By 1987, Wijeweera had organised a military wing that carried out assassinations and a terror campaign. He was killed in 1989 in an intelligence-based operation. When Wijeweera was taken out, then Defence Minister Ranjan Wijeratne declared it the greatest success of the security forces. JVP politburo members Athula Jayasinghe, Mahinda Wijesekera, Somawansa Amarasinghe, Victor Ivan and Jayadeva Uyangoda became politicians, ministers and academics. Following its failed revolution, the JVP transformed itself into a democratic political party along with the National People’s Power Alliance (NPPA) and a politburo. The NPPA has 21 groups and calls itself a ‘collective’. It is anti-India and opposed to the implementation of the 13th Amendment for full Tamil autonomy. Its aim is to build a utopian, classless society. The JVP originally entered electoral politics in the 1980s. It secured sufficient votes in a proportional representation system to have three to four MPs and Central ministers in coalition governments.

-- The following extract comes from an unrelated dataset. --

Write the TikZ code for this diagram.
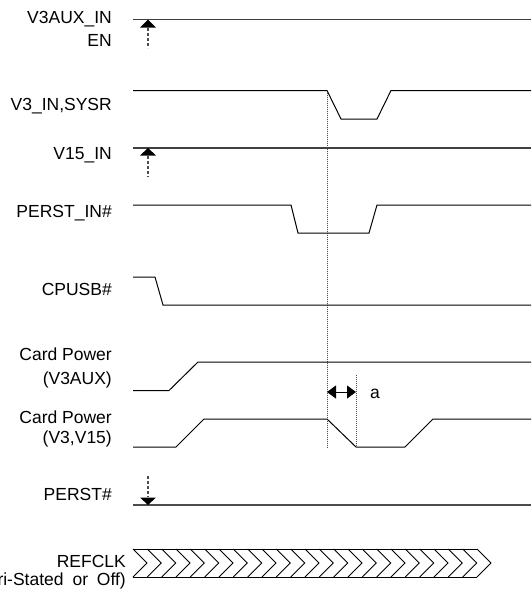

In 2020, it won 4 per cent of the national vote. In 2001, the JVP had 16 elected members in Parliament; Dissanayake first visited Delhi as part of then PM Mahinda Rajapaksa’s delegation in 2004. Last year, China invited the JVP to Beijing — not for the first time. It was the JVP that opposed 49 per cent stake in the East Container Terminal, Colombo, for Adani Ports.

India is reaching out to the JVP as the mood of the people during the Aragalaya reflected that they were fed up with mainstream parties and corruption in domestic politics. The presidential elections are slated for later this year, and the incumbent Ranil Wickremesinghe has promised to hold them on time. Still, people fear that the polls may be postponed. And if the elections are held, Dissanayake could be a frontrunner. After the Maldives fiasco, India is keeping national interest uppermost following the $4.5-billion ‘good faith’ investment in Sri Lanka. India’s fading commitment to Tamil autonomy and the 13th Amendment points at the changed geopolitics. Though police powers are reported to have been finally devolved, a private member’s Bill is attempting to revoke them. Whether it will be implemented is the question. A JVP President in Sri Lanka is no longer a remote possibility.